#### Exercise prompt
Copy the lines holding the word "chart", all of them.

#### Collected data
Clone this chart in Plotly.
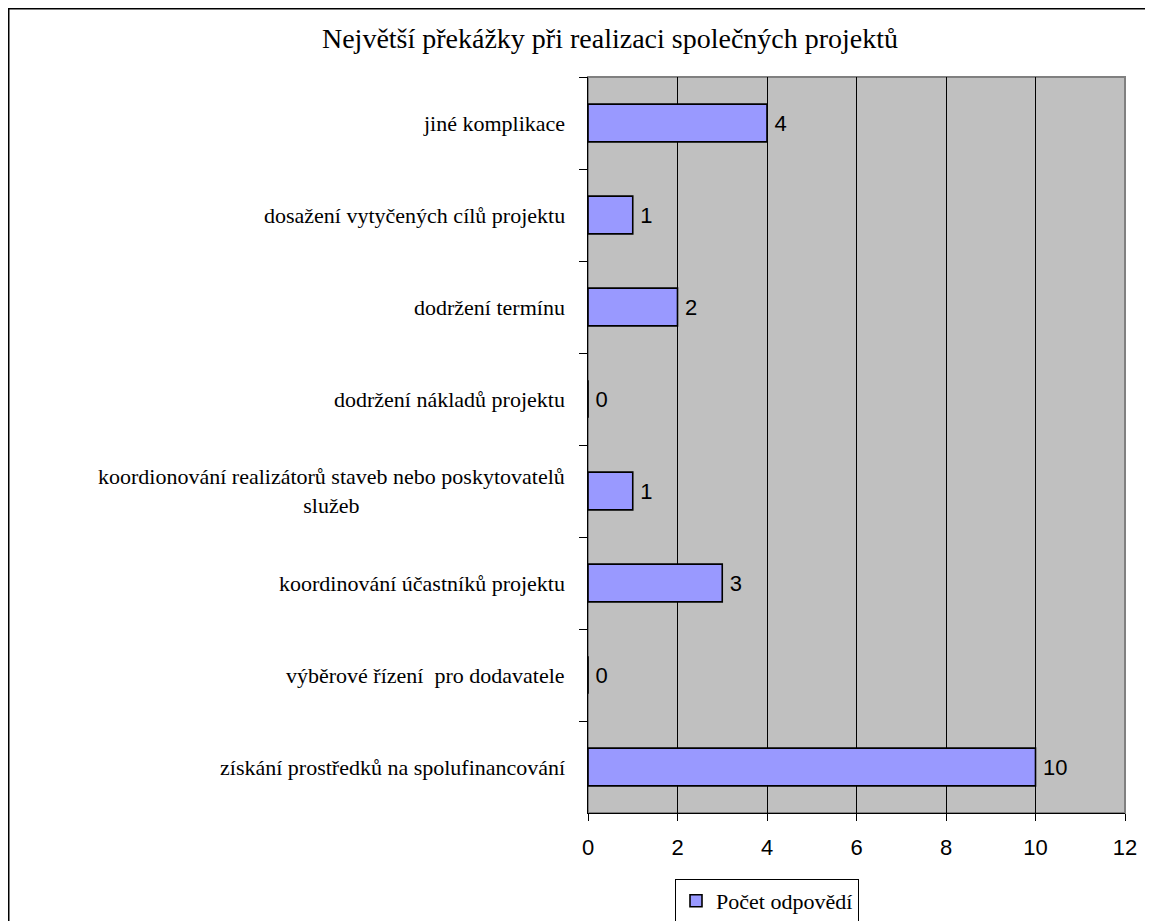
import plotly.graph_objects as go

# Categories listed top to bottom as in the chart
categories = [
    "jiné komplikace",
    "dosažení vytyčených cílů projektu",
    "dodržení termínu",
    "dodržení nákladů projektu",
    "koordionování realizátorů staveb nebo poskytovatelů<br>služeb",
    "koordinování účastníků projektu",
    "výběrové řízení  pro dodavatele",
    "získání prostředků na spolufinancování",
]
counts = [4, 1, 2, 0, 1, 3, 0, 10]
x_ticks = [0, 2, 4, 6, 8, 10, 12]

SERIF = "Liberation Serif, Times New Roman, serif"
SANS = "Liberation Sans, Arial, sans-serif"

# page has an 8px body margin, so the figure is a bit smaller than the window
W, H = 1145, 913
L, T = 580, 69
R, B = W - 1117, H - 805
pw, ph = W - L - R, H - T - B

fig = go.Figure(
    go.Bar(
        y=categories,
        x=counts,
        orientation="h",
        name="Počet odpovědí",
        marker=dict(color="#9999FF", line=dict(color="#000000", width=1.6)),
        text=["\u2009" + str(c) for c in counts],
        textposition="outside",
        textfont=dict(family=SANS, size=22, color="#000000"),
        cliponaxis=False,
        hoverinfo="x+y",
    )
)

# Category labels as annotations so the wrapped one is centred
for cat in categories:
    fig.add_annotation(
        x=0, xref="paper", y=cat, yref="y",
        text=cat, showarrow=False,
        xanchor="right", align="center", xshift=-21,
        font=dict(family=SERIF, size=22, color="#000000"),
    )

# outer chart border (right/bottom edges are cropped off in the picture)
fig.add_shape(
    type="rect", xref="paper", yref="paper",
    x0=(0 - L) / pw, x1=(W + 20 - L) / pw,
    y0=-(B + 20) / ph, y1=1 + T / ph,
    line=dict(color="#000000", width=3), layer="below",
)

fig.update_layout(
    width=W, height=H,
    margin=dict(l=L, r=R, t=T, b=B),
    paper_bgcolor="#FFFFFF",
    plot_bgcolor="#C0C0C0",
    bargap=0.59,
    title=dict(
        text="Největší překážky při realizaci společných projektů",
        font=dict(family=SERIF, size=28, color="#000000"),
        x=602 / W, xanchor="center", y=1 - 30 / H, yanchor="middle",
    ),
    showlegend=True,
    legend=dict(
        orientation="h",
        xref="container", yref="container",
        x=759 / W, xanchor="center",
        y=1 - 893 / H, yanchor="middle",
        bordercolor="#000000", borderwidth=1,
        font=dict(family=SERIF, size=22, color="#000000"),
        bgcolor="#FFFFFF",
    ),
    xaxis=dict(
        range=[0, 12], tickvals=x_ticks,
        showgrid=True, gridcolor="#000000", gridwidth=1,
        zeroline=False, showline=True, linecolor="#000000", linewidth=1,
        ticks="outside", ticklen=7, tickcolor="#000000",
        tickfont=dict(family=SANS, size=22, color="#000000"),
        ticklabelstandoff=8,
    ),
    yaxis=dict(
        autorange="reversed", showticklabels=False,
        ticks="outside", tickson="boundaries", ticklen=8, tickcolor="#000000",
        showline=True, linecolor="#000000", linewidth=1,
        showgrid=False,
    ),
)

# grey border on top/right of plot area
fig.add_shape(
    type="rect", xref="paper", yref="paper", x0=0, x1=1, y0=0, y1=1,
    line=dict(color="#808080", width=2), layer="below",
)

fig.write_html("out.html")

#### Response below
Clone this chart in Plotly.
# Categories listed top to bottom as in the chart
# outer chart border (right/bottom edges are cropped off in the picture)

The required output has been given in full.